### What is being asked
Begin at the first line below and copy each line exactly, ending with the line where "CartesianGrid, LabelList, ReferenceLine" appears.

>> START Input material

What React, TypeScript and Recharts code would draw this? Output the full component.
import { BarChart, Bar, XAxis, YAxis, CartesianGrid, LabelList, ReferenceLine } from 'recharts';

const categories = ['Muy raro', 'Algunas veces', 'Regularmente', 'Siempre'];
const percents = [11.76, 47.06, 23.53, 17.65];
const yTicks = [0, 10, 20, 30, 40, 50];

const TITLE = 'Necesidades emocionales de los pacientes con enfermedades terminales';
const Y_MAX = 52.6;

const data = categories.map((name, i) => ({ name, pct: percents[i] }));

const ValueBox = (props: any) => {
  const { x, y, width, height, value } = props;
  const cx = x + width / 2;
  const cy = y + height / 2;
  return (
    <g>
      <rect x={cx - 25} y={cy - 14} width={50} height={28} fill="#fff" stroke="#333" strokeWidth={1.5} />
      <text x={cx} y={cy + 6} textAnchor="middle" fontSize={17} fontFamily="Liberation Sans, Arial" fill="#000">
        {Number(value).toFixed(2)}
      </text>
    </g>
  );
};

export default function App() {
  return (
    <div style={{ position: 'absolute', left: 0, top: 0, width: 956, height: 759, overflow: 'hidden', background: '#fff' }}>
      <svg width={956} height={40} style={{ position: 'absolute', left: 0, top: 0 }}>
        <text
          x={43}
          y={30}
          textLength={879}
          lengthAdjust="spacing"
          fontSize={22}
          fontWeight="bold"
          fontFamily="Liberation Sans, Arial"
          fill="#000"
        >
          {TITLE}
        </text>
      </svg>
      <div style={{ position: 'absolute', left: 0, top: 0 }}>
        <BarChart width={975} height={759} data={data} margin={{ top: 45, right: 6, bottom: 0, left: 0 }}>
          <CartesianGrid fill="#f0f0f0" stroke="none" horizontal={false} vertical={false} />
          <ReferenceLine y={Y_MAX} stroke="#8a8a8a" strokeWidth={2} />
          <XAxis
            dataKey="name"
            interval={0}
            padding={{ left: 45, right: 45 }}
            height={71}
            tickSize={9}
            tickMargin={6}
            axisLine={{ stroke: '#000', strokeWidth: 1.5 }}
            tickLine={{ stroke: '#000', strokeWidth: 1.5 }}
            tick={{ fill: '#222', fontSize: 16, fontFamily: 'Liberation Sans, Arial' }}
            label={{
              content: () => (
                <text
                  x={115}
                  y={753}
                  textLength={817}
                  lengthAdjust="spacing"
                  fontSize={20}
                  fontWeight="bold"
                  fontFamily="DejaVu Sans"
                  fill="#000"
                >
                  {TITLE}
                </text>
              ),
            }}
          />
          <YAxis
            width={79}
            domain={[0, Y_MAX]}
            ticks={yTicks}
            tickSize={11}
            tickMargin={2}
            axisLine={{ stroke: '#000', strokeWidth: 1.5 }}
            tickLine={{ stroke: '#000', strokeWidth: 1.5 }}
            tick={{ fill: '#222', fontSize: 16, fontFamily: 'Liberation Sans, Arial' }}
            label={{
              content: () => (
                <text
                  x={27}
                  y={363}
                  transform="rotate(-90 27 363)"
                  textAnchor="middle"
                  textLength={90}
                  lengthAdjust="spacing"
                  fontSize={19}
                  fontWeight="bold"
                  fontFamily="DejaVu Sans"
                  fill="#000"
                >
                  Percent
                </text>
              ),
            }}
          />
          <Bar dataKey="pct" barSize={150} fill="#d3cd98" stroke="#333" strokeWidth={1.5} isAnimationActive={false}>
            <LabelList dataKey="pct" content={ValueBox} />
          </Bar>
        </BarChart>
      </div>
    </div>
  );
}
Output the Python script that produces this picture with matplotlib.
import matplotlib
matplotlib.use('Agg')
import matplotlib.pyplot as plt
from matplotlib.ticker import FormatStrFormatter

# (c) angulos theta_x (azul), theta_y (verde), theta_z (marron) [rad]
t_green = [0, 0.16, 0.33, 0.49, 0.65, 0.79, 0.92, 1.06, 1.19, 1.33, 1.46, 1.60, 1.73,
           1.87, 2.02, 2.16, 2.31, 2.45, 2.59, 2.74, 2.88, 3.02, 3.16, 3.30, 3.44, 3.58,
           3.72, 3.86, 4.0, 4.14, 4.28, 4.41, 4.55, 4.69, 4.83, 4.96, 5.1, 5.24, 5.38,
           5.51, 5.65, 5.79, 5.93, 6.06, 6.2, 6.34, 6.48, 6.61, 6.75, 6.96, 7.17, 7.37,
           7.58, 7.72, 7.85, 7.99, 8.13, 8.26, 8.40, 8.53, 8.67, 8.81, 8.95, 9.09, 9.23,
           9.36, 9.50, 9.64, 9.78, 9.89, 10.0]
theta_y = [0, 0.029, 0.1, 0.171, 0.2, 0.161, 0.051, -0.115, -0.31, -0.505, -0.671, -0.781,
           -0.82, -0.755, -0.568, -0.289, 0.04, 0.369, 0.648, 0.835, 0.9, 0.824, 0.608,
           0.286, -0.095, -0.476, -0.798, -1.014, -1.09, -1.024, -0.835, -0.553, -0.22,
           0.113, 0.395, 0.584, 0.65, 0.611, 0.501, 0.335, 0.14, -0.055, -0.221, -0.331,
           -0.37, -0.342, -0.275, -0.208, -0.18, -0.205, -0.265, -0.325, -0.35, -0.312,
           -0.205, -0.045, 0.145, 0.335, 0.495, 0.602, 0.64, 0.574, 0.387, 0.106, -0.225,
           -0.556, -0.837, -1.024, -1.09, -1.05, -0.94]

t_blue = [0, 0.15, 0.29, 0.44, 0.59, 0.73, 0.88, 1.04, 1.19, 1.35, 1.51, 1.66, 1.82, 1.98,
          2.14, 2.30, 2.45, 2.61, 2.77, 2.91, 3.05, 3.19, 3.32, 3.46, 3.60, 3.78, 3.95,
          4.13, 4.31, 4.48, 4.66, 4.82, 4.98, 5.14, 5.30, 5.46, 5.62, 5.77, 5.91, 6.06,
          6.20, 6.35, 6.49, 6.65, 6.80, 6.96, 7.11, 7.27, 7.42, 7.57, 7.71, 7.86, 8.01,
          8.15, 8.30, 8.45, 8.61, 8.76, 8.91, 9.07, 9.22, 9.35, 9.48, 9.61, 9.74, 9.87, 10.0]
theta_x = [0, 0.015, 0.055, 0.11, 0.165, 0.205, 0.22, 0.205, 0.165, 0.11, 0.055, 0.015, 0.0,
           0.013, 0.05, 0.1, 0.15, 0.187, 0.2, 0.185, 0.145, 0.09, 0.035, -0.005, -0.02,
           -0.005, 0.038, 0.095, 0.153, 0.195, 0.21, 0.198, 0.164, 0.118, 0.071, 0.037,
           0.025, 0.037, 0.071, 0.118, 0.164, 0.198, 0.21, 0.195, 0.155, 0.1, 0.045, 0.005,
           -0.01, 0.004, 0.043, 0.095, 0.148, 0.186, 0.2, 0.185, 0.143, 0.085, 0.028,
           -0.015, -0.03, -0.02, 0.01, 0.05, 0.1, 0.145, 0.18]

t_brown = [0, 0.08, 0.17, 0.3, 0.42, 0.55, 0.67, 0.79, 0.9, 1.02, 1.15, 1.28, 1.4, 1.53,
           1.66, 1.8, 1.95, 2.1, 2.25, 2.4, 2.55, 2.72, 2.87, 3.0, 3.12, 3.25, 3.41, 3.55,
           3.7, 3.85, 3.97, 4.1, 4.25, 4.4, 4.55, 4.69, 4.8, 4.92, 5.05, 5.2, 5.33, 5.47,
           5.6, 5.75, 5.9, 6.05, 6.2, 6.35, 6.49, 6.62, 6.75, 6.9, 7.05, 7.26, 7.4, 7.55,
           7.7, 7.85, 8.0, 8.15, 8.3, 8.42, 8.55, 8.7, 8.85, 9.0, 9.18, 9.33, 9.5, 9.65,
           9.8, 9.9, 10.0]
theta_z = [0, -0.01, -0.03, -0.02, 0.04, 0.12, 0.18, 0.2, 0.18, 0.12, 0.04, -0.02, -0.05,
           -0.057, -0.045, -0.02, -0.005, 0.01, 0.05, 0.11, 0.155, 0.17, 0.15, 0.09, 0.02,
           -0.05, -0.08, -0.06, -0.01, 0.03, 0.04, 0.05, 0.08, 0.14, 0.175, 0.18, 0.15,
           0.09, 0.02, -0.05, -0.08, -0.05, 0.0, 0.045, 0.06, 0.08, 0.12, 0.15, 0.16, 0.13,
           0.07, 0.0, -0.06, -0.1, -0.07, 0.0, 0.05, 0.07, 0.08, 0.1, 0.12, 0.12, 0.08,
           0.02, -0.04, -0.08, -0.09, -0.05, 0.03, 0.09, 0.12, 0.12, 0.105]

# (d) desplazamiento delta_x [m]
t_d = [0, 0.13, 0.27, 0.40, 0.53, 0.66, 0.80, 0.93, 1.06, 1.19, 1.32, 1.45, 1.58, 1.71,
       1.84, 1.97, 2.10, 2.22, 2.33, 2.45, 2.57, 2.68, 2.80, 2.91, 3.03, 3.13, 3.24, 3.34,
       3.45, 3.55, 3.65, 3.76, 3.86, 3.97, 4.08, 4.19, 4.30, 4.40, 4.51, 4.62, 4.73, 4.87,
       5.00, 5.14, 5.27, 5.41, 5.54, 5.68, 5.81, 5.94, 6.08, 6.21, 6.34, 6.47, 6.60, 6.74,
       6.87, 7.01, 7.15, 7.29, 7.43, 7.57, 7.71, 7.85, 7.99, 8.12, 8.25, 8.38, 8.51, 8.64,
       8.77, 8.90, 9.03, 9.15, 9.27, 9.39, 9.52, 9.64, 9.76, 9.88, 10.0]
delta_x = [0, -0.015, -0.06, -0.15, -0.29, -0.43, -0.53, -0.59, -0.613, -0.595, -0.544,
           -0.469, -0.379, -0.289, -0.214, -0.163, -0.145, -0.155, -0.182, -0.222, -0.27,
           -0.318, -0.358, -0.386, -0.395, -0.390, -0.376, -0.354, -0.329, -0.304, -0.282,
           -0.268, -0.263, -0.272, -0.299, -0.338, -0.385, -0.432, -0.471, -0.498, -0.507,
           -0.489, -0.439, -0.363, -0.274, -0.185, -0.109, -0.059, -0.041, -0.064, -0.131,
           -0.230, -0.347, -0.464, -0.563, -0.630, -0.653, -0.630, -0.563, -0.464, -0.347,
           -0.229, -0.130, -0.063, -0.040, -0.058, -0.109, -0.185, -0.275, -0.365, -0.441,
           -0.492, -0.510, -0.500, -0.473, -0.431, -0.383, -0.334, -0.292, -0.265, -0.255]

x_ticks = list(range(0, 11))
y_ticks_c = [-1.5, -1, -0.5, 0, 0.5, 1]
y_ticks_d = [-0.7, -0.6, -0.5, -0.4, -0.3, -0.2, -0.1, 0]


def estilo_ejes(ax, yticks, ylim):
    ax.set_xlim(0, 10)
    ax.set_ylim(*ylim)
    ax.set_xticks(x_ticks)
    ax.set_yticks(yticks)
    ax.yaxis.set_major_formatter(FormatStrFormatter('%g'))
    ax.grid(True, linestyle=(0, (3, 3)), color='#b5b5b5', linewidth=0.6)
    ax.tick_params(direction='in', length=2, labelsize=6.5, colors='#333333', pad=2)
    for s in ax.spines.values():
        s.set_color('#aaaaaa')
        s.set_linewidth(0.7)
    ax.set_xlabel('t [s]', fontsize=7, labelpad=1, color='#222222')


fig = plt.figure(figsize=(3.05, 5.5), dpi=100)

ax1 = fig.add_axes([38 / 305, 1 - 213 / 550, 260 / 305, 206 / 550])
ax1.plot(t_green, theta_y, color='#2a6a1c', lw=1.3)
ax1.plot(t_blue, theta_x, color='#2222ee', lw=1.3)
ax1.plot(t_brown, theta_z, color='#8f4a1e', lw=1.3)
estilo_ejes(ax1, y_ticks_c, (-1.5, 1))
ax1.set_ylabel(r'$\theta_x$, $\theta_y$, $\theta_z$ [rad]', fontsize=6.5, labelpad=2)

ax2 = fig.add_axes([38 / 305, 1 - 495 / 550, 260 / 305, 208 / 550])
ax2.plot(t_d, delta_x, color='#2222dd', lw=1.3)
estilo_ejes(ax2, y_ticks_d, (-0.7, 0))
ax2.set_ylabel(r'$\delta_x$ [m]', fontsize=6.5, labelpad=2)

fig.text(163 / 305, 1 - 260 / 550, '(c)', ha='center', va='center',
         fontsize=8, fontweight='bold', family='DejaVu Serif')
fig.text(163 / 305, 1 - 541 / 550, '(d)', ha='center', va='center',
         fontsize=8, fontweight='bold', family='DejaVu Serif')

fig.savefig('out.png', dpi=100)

>> END Input material

### Output for this task
What React, TypeScript and Recharts code would draw this? Output the full component.
import { BarChart, Bar, XAxis, YAxis, CartesianGrid, LabelList, ReferenceLine } from 'recharts';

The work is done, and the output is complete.